REQUIRED TASK
Write out, word for word, every line from the first one through the line that holds "stressTicks = [0,100,200,300,400,500,600,700,800,900,1000];", and nothing else; skip the pictures.

___

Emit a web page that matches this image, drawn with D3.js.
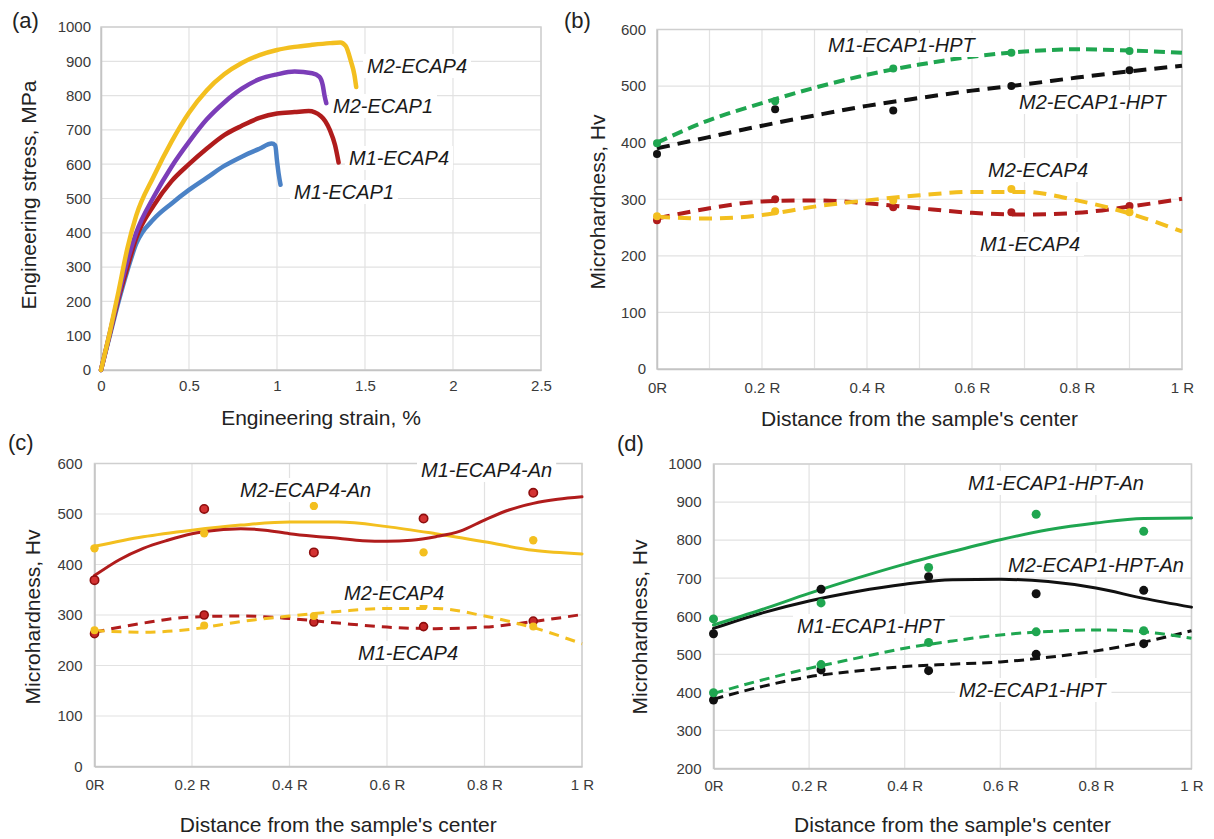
<!DOCTYPE html>
<html><head><meta charset="utf-8">
<script src="https://cdn.jsdelivr.net/npm/d3@7"></script>
<style>
html,body{margin:0;padding:0;background:#fff;}
svg{display:block;font-family:"Liberation Sans",Arial,sans-serif;}
</style></head>
<body>
<svg id="chart" width="1214" height="839"></svg>
<script>
// ---------------- DATA ----------------
// Panel (a): engineering stress-strain curves [strain %, stress MPa]
const curveM2ECAP4 = [[0,0],[0.05,110],[0.1,230],[0.15,355],[0.2,450],[0.3,565],[0.4,665],[0.5,750],[0.6,815],[0.7,862],[0.8,895],[0.9,918],[1.0,933],[1.1,942],[1.2,948],[1.3,953],[1.36,955],[1.39,945],[1.42,900],[1.44,860],[1.45,825]];
const curveM2ECAP1 = [[0,0],[0.05,108],[0.1,218],[0.15,318],[0.2,400],[0.3,505],[0.4,592],[0.5,665],[0.6,730],[0.7,780],[0.8,820],[0.9,848],[1.0,862],[1.1,870],[1.2,865],[1.24,855],[1.26,830],[1.27,800],[1.28,778]];
const curveM1ECAP4 = [[0,0],[0.05,105],[0.1,210],[0.15,300],[0.2,385],[0.3,480],[0.4,550],[0.5,600],[0.6,645],[0.7,685],[0.8,712],[0.9,735],[1.0,748],[1.1,752],[1.18,755],[1.25,740],[1.3,700],[1.33,655],[1.35,605]];
const curveM1ECAP1 = [[0,0],[0.05,100],[0.1,200],[0.15,290],[0.2,368],[0.3,440],[0.4,485],[0.5,525],[0.6,560],[0.7,595],[0.8,622],[0.9,645],[0.97,660],[0.99,655],[1.0,610],[1.01,570],[1.02,540]];
const strainTicks = [0,0.5,1,1.5,2,2.5];
const strainTickLabels = ["0","0.5","1","1.5","2","2.5"];
const stressTicks = [0,100,200,300,400,500,600,700,800,900,1000];

// Panels (b)-(d): microhardness vs distance from centre (fraction of R)
const distPoints = [0, 0.225, 0.45, 0.675, 0.9];
const trendX = [0,0.1,0.2,0.3,0.4,0.5,0.6,0.7,0.8,0.9,1.0];
const trendXFine = [0,0.05,0.1,0.15,0.2,0.25,0.3,0.35,0.4,0.45,0.5,0.55,0.6,0.65,0.7,0.75,0.8,0.85,0.9,0.95,1.0];
const distTicks = [0,0.2,0.4,0.6,0.8,1];
const distTickLabels = ["0R","0.2 R","0.4 R","0.6 R","0.8 R","1 R"];
const distGridB = [0,0.1,0.2,0.3,0.4,0.5,0.6,0.7,0.8,0.9,1];
const hvTicks600 = [0,100,200,300,400,500,600];
const hvTicks1000 = [200,300,400,500,600,700,800,900,1000];

// measured points
const hvM1E1HPT = [399, 473, 531, 559, 562];
const hvM2E1HPT = [380, 459, 457, 500, 528];
const hvM2E4 = [270, 279, 298, 318, 277];
const hvM1E4 = [263, 300, 286, 277, 288];
const hvM1E4An = [369, 510, 424, 491, 542];
const hvM2E4An = [432, 462, 516, 424, 448];
const hvM1E1HPTAn = [593, 635, 728, 868, 823];
const hvM2E1HPTAn = [554, 671, 704, 659, 668];

// trend lines (read at trendX / trendXFine)
const trendM1E1HPT_b = [400, 440, 470, 497, 520, 538, 552, 561, 565, 563, 559];
const trendM2E1HPT_b = [390, 410, 430, 448, 465, 479, 492, 503, 515, 526, 536];
const trendM2E4 = [269, 266, 272, 287, 298, 307, 313, 313, 298, 275, 243];
const trendM1E4 = [266, 284, 296, 298, 293, 284, 276, 273, 276, 287, 301];
const trendM1E4An = [378, 409, 432, 448, 461, 468, 471, 468, 461, 456, 452, 447, 446, 448, 455, 466, 488, 508, 521, 529, 534];
const trendM2E4An = [436, 455, 468, 478, 484, 484, 475, 461, 445, 428, 421];
const trendM1E1HPTAn = [577, 617, 660, 700, 737, 770, 801, 827, 845, 857, 858];
const trendM2E1HPTAn = [568, 608, 640, 665, 684, 696, 697, 691, 674, 647, 624];
const trendM1E1HPT_d = [397, 432, 463, 490, 516, 535, 551, 560, 564, 559, 542];
const trendM2E1HPT_d = [382, 415, 441, 456, 468, 474, 480, 492, 509, 532, 562];

// ---------------- DRAWING ----------------
const C = {yellow:"#f3bf1f", purple:"#7b3db8", red:"#b01c1c", blue:"#4b82c6", green:"#1fa650", black:"#111111"};
const svg = d3.select("#chart");

function panel(o){
  const g = svg.append("g");
  const x = d3.scaleLinear().domain(o.xd).range(o.xr);
  const y = d3.scaleLinear().domain(o.yd).range(o.yr);
  // gridlines
  g.append("g").selectAll("line.h").data(o.yticks).join("line")
    .attr("x1",o.xr[0]).attr("x2",o.xr[1]).attr("y1",d=>y(d)).attr("y2",d=>y(d))
    .attr("stroke","#e2e2e2").attr("stroke-width",1.2);
  g.append("g").selectAll("line.v").data(o.xgrid).join("line")
    .attr("y1",o.yr[0]).attr("y2",o.yr[1]).attr("x1",d=>x(d)).attr("x2",d=>x(d))
    .attr("stroke","#e2e2e2").attr("stroke-width",1.2);
  g.append("rect").attr("x",o.xr[0]).attr("y",o.yr[1]).attr("width",o.xr[1]-o.xr[0]).attr("height",o.yr[0]-o.yr[1])
    .attr("fill","none").attr("stroke","#cfcfcf").attr("stroke-width",1.5);
  // axes
  const ax = g.append("g").attr("transform",`translate(0,${o.yr[0]})`)
    .call(d3.axisBottom(x).tickValues(o.xticks).tickFormat((d,i)=>o.xlabels[i]).tickSize(0).tickPadding(o.xpad));
  const ay = g.append("g").attr("transform",`translate(${o.xr[0]},0)`)
    .call(d3.axisLeft(y).tickValues(o.yticks).tickFormat(d3.format("d")).tickSize(0).tickPadding(o.ypad));
  [ax,ay].forEach(a=>{
    a.select(".domain").attr("stroke","#c4c4c4").attr("stroke-width",1.5);
    a.selectAll("text").attr("font-size",15).attr("fill","#3a3a3a").attr("font-family","'Liberation Sans',Arial,sans-serif");
  });
  // titles
  svg.append("text").attr("x",(o.xr[0]+o.xr[1])/2).attr("y",o.xtY).attr("text-anchor","middle")
    .attr("font-size",21).attr("fill","#222").text(o.xtitle);
  svg.append("text").attr("transform",`translate(${o.ytX},${o.ytC}) rotate(-90)`).attr("text-anchor","middle")
    .attr("font-size",21).attr("fill","#222").text(o.ytitle);
  svg.append("text").attr("x",o.tagX).attr("y",o.tagY).attr("font-size",22).attr("fill","#222").text(o.tag);
  return {g,x,y};
}

function line(p, pts, color, w, dash, curve){
  p.g.append("path").datum(pts)
    .attr("d", d3.line().x(d=>p.x(d[0])).y(d=>p.y(d[1])).curve(curve||d3.curveMonotoneX))
    .attr("fill","none").attr("stroke",color).attr("stroke-width",w)
    .attr("stroke-linecap", dash ? "butt" : "round").attr("stroke-linejoin","round")
    .attr("stroke-dasharray", dash||null);
}
function dots(p, xs, vals, fill, r, stroke){
  p.g.append("g").selectAll("circle").data(vals).join("circle")
    .attr("cx",(d,i)=>p.x(xs[i])).attr("cy",d=>p.y(d)).attr("r",r)
    .attr("fill",fill).attr("stroke",stroke||"none").attr("stroke-width",stroke?1.6:0);
}
function label(x0, yb, txt){
  const t = svg.append("text").attr("x",x0).attr("y",yb).attr("font-size",20).attr("font-style","italic")
    .attr("fill","#1a1a1a").text(txt);
  const b = t.node().getBBox();
  svg.insert("rect", function(){return t.node();}).attr("x",b.x-4).attr("y",b.y-1).attr("width",b.width+8).attr("height",b.height+2).attr("fill","#fff");
}
const zip = (xs, ys) => xs.map((v,i)=>[v, ys[i]]);

// (a)
const pa = panel({xd:[0,2.5], xr:[101,541], yd:[0,1000], yr:[370,27], xticks:strainTicks, xlabels:strainTickLabels,
  xgrid:strainTicks, yticks:stressTicks, xpad:10, ypad:10, xtitle:"Engineering strain, %", xtY:425,
  ytitle:"Engineering stress, MPa", ytX:36, ytC:195, tag:"(a)", tagX:12, tagY:28});
line(pa, curveM1ECAP1, C.blue, 4.5);
line(pa, curveM1ECAP4, C.red, 4.5);
line(pa, curveM2ECAP1, C.purple, 4.5);
line(pa, curveM2ECAP4, C.yellow, 4.5);
label(367,73,"M2-ECAP4"); label(333,113,"M2-ECAP1"); label(349,165,"M1-ECAP4"); label(294,199,"M1-ECAP1");

// (b)
const pb = panel({xd:[0,1], xr:[657,1182], yd:[0,600], yr:[369,29.5], xticks:distTicks, xlabels:distTickLabels,
  xgrid:distGridB, yticks:hvTicks600, xpad:13, ypad:11, xtitle:"Distance from the sample's center", xtY:426,
  ytitle:"Microhardness, Hv", ytX:605, ytC:202, tag:"(b)", tagX:564, tagY:28});
line(pb, zip(trendX,trendM2E1HPT_b), C.black, 4, "13,8");
line(pb, zip(trendX,trendM1E1HPT_b), C.green, 4, "11,6");
line(pb, zip(trendX,trendM1E4), C.red, 4, "13,8");
line(pb, zip(trendX,trendM2E4), C.yellow, 4, "13,8");
dots(pb, distPoints, hvM2E1HPT, C.black, 4);
dots(pb, distPoints, hvM1E1HPT, C.green, 4);
dots(pb, distPoints, hvM1E4, C.red, 4);
dots(pb, distPoints, hvM2E4, C.yellow, 4);
label(828,52,"M1-ECAP1-HPT"); label(1019,109,"M2-ECAP1-HPT"); label(988,177,"M2-ECAP4"); label(980,251,"M1-ECAP4");

// (c)
const pc = panel({xd:[0,1], xr:[94.5,582], yd:[0,600], yr:[766.5,463.5], xticks:distTicks, xlabels:distTickLabels,
  xgrid:distTicks, yticks:hvTicks600, xpad:13, ypad:12, xtitle:"Distance from the sample's center", xtY:832,
  ytitle:"Microhardness, Hv", ytX:40, ytC:617, tag:"(c)", tagX:8, tagY:450});
line(pc, zip(trendX,trendM1E4), C.red, 3, "10,7");
line(pc, zip(trendX,trendM2E4), C.yellow, 3, "10,7");
line(pc, zip(trendX,trendM2E4An), C.yellow, 3);
line(pc, zip(trendXFine,trendM1E4An), C.red, 3);
dots(pc, distPoints, hvM1E4, "#c62828", 4, "#8e0e0e");
dots(pc, distPoints, hvM2E4, C.yellow, 4);
dots(pc, distPoints, hvM2E4An, C.yellow, 4.2);
dots(pc, distPoints, hvM1E4An, "#d43333", 4.2, "#8e0e0e");
label(421,477,"M1-ECAP4-An"); label(240,497,"M2-ECAP4-An"); label(344,600,"M2-ECAP4"); label(358,660,"M1-ECAP4");

// (d)
const pd = panel({xd:[0,1], xr:[713.5,1191.5], yd:[200,1000], yr:[768.5,464], xticks:distTicks, xlabels:distTickLabels,
  xgrid:distTicks, yticks:hvTicks1000, xpad:12, ypad:12, xtitle:"Distance from the sample's center", xtY:832,
  ytitle:"Microhardness, Hv", ytX:647, ytC:627, tag:"(d)", tagX:617, tagY:451});
line(pd, zip(trendX,trendM2E1HPT_d), C.black, 3, "10,6");
line(pd, zip(trendX,trendM1E1HPT_d), C.green, 3, "10,6");
line(pd, zip(trendX,trendM2E1HPTAn), C.black, 3);
line(pd, zip(trendX,trendM1E1HPTAn), C.green, 3);
dots(pd, distPoints, hvM2E1HPT, C.black, 4.5);
dots(pd, distPoints, hvM1E1HPT, C.green, 4.5);
dots(pd, distPoints, hvM2E1HPTAn, C.black, 4.5);
dots(pd, distPoints, hvM1E1HPTAn, C.green, 4.5);
label(968,490,"M1-ECAP1-HPT-An"); label(1008,572,"M2-ECAP1-HPT-An"); label(797,633,"M1-ECAP1-HPT"); label(959,697,"M2-ECAP1-HPT");
</script>
</body></html>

___

TASK RESPONSE
Emit a web page that matches this image, drawn with D3.js.
<!DOCTYPE html>
<html><head><meta charset="utf-8">
<script src="https://cdn.jsdelivr.net/npm/d3@7"></script>
<style>
html,body{margin:0;padding:0;background:#fff;}
svg{display:block;font-family:"Liberation Sans",Arial,sans-serif;}
</style></head>
<body>
<svg id="chart" width="1214" height="839"></svg>
<script>
// ---------------- DATA ----------------
// Panel (a): engineering stress-strain curves [strain %, stress MPa]
const curveM2ECAP4 = [[0,0],[0.05,110],[0.1,230],[0.15,355],[0.2,450],[0.3,565],[0.4,665],[0.5,750],[0.6,815],[0.7,862],[0.8,895],[0.9,918],[1.0,933],[1.1,942],[1.2,948],[1.3,953],[1.36,955],[1.39,945],[1.42,900],[1.44,860],[1.45,825]];
const curveM2ECAP1 = [[0,0],[0.05,108],[0.1,218],[0.15,318],[0.2,400],[0.3,505],[0.4,592],[0.5,665],[0.6,730],[0.7,780],[0.8,820],[0.9,848],[1.0,862],[1.1,870],[1.2,865],[1.24,855],[1.26,830],[1.27,800],[1.28,778]];
const curveM1ECAP4 = [[0,0],[0.05,105],[0.1,210],[0.15,300],[0.2,385],[0.3,480],[0.4,550],[0.5,600],[0.6,645],[0.7,685],[0.8,712],[0.9,735],[1.0,748],[1.1,752],[1.18,755],[1.25,740],[1.3,700],[1.33,655],[1.35,605]];
const curveM1ECAP1 = [[0,0],[0.05,100],[0.1,200],[0.15,290],[0.2,368],[0.3,440],[0.4,485],[0.5,525],[0.6,560],[0.7,595],[0.8,622],[0.9,645],[0.97,660],[0.99,655],[1.0,610],[1.01,570],[1.02,540]];
const strainTicks = [0,0.5,1,1.5,2,2.5];
const strainTickLabels = ["0","0.5","1","1.5","2","2.5"];
const stressTicks = [0,100,200,300,400,500,600,700,800,900,1000];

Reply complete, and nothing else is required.